**CHALLENGE**
Identify all lines in the listing that include the word "this", and copy them out.

* * *

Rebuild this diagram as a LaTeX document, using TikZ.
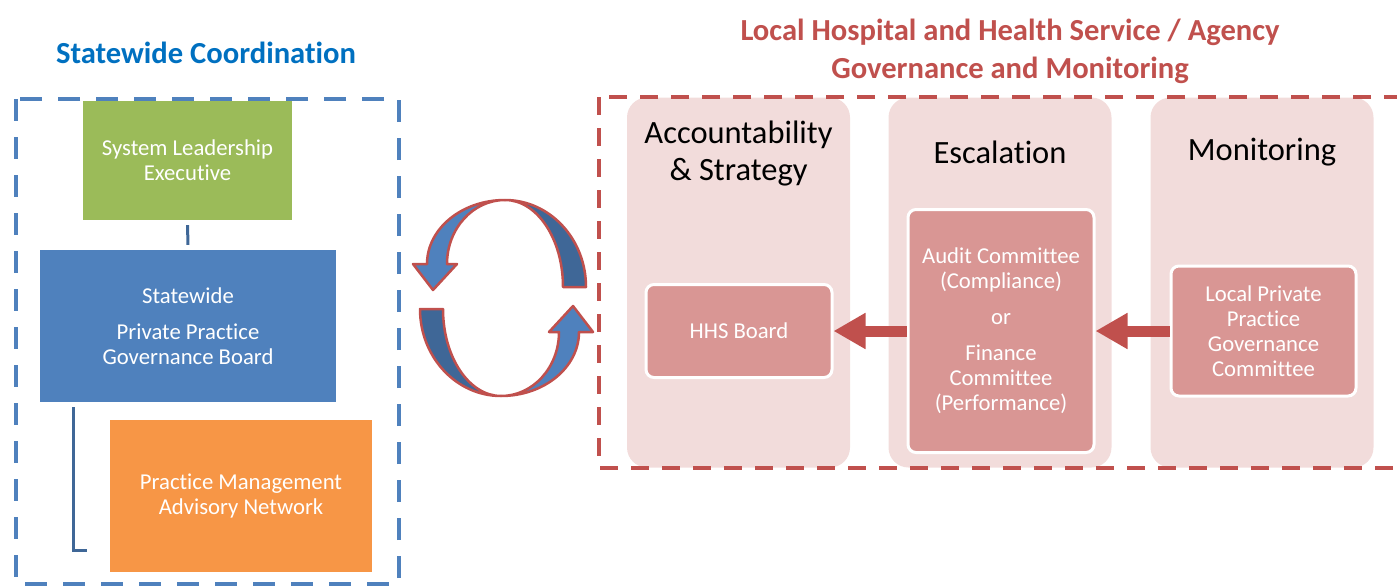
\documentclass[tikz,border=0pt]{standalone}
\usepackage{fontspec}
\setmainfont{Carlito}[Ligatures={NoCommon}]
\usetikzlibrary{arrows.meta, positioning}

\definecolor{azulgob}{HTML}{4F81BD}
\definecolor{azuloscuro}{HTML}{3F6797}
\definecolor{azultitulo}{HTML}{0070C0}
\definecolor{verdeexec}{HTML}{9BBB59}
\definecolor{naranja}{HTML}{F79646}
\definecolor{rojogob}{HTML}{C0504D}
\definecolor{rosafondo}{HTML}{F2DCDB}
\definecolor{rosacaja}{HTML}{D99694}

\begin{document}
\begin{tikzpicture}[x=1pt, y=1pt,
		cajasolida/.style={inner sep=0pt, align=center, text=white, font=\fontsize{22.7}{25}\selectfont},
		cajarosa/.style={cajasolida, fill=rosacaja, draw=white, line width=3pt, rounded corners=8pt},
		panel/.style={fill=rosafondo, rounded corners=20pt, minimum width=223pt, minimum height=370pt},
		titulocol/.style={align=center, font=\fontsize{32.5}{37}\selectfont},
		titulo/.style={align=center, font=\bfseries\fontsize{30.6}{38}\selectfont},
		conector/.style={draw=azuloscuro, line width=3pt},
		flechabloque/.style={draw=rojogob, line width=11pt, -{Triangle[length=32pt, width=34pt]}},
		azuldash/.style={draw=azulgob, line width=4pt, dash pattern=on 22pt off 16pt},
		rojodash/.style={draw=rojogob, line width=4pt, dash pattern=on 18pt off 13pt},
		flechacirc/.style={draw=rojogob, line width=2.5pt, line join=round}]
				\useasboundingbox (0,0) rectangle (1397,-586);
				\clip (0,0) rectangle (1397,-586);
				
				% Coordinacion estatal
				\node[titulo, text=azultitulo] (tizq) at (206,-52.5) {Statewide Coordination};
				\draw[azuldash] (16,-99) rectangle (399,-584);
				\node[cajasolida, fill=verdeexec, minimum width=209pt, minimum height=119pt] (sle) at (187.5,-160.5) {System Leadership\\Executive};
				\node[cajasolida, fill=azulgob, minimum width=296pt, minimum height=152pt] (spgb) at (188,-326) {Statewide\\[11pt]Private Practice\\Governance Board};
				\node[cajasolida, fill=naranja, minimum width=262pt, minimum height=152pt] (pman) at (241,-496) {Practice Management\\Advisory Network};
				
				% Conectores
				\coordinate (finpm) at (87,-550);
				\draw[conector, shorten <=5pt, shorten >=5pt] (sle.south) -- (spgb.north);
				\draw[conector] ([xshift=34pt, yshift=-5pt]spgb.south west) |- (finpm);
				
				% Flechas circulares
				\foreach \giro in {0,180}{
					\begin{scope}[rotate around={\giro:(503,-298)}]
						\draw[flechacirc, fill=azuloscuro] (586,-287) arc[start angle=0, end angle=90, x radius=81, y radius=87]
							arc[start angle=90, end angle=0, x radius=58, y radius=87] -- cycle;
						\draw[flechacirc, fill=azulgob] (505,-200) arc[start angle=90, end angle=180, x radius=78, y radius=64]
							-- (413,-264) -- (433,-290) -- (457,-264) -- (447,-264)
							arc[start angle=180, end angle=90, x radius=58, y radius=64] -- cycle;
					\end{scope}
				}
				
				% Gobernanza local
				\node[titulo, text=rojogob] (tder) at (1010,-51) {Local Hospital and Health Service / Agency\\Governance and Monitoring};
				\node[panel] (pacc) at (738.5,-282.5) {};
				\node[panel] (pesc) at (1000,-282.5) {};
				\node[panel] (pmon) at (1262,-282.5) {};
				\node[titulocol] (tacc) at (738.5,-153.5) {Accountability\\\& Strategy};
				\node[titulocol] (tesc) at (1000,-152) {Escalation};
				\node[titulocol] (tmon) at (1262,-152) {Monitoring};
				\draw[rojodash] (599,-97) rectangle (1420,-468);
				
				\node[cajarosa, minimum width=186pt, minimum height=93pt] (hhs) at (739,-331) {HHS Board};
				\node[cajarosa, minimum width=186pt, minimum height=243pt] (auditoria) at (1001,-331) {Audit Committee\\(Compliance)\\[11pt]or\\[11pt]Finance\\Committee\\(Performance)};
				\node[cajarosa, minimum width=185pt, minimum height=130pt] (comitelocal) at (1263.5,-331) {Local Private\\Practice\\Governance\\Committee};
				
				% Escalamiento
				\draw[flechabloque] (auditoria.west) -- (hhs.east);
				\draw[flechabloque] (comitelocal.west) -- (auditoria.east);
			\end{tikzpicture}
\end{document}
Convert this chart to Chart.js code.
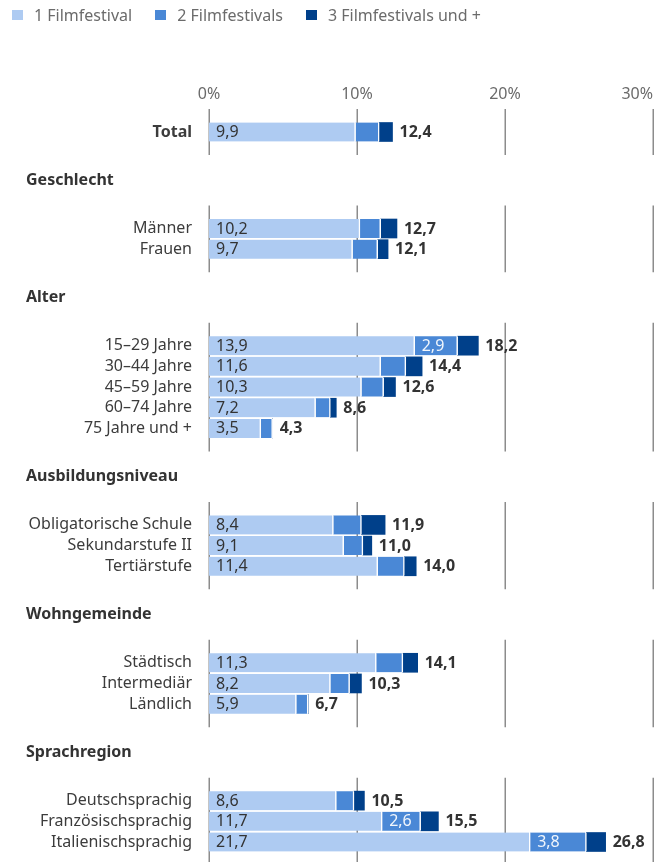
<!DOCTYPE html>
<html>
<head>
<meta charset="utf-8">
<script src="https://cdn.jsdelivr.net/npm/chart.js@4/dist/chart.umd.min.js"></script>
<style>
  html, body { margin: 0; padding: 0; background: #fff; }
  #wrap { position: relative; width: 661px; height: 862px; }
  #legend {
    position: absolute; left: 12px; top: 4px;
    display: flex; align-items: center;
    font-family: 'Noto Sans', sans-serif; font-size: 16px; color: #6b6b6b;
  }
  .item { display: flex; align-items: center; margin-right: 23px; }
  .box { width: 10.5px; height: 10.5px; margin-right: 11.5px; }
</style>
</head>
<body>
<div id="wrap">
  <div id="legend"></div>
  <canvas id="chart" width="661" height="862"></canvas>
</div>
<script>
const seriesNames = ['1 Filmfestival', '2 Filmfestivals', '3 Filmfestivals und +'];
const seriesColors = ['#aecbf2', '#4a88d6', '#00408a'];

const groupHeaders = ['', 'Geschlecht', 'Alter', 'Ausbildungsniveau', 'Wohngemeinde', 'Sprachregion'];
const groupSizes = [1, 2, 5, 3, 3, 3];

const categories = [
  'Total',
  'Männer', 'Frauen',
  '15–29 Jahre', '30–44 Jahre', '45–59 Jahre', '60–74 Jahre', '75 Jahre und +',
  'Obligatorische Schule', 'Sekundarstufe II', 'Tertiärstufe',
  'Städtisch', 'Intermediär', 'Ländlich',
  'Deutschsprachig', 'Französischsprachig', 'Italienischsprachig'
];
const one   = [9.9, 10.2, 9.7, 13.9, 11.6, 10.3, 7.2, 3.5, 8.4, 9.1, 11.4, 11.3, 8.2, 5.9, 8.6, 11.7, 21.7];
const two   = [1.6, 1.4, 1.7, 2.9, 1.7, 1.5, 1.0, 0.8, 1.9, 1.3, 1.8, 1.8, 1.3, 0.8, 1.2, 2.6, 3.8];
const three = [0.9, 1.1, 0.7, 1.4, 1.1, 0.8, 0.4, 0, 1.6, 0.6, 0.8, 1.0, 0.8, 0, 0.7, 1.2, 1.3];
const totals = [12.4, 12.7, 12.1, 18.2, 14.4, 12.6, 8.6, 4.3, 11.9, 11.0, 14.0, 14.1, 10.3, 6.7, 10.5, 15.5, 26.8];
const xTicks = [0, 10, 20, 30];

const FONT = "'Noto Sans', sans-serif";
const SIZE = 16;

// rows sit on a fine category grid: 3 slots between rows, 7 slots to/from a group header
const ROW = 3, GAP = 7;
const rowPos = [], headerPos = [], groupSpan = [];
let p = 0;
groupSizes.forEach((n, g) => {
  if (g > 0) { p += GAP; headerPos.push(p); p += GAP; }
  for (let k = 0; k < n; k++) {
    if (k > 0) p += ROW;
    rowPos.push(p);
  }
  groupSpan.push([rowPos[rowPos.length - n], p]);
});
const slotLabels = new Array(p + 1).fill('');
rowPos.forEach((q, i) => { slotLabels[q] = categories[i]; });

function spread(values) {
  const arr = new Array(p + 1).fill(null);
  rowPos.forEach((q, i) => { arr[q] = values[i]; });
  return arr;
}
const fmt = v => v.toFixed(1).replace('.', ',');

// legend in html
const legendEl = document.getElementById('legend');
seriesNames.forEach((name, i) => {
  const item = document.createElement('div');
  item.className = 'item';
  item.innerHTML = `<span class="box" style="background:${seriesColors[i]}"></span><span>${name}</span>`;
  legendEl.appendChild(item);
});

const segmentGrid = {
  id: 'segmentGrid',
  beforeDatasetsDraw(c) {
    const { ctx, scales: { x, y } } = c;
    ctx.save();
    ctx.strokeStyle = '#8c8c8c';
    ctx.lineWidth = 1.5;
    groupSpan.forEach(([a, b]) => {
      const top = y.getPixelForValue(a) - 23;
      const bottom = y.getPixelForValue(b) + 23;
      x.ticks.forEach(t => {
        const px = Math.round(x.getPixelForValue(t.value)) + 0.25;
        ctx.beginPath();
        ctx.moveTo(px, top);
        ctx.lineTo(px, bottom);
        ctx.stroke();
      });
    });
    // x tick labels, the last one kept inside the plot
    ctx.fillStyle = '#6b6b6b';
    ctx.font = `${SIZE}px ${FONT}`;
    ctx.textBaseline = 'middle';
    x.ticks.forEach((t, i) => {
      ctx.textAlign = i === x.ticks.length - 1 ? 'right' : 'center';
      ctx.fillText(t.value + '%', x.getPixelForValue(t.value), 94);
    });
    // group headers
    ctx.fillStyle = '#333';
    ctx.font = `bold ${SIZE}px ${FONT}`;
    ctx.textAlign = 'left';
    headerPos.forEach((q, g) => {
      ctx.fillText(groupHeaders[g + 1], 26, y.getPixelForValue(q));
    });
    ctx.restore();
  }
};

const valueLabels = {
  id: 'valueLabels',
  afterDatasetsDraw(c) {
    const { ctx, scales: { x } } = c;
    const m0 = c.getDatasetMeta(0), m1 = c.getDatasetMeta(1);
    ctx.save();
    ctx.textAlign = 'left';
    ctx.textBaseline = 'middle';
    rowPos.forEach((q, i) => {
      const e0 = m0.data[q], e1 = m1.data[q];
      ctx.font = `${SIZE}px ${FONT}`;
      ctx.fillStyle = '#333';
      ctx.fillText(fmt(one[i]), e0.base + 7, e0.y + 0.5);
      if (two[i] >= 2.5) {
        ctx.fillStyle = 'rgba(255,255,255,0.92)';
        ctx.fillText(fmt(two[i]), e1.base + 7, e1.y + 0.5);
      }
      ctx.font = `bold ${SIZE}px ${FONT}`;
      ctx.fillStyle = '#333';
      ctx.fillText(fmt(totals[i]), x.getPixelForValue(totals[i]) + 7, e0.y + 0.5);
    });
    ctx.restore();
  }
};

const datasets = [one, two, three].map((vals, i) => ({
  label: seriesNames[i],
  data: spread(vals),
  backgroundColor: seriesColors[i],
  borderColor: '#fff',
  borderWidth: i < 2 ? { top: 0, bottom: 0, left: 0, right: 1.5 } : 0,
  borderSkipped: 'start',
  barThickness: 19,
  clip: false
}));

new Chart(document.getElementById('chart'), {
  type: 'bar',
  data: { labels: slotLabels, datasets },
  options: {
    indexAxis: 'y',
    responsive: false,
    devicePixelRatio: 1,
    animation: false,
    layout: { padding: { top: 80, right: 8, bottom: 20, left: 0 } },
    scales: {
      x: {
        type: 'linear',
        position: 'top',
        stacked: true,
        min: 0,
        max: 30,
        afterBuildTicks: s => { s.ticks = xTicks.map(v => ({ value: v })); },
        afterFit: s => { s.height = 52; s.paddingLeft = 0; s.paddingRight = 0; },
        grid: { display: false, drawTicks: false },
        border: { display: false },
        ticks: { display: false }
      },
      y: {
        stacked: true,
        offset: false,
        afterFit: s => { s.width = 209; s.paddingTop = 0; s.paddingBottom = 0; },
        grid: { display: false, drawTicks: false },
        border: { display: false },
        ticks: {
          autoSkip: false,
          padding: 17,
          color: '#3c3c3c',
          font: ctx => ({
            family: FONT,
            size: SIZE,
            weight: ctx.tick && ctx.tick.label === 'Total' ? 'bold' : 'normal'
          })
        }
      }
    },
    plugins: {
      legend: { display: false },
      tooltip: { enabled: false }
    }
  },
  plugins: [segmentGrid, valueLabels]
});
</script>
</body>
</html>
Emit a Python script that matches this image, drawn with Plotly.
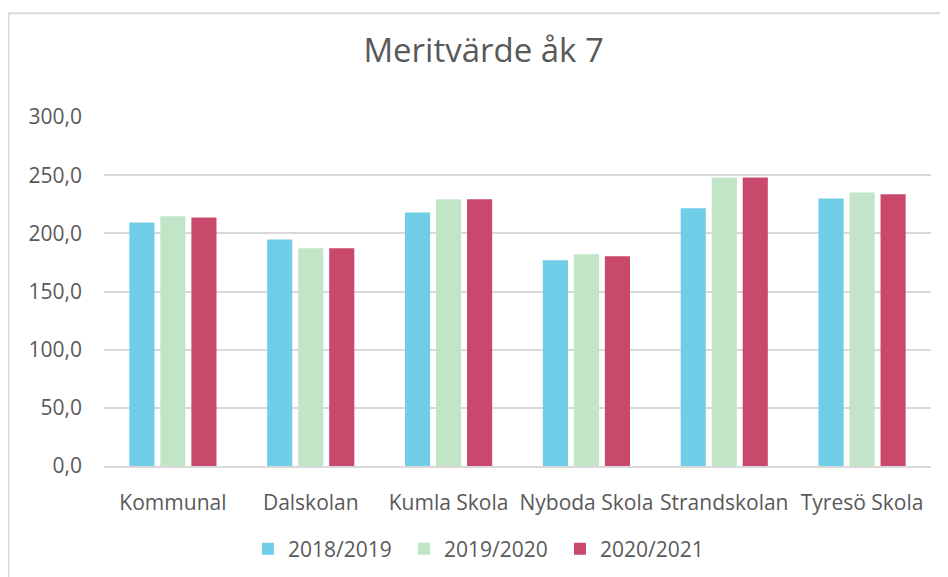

* * *

**EXERCISE RESPONSE**
Rebuild this diagram as a LaTeX document, using TikZ.
Convert this chart to Chart.js code.
Emit a Python script that matches this image, drawn with Plotly.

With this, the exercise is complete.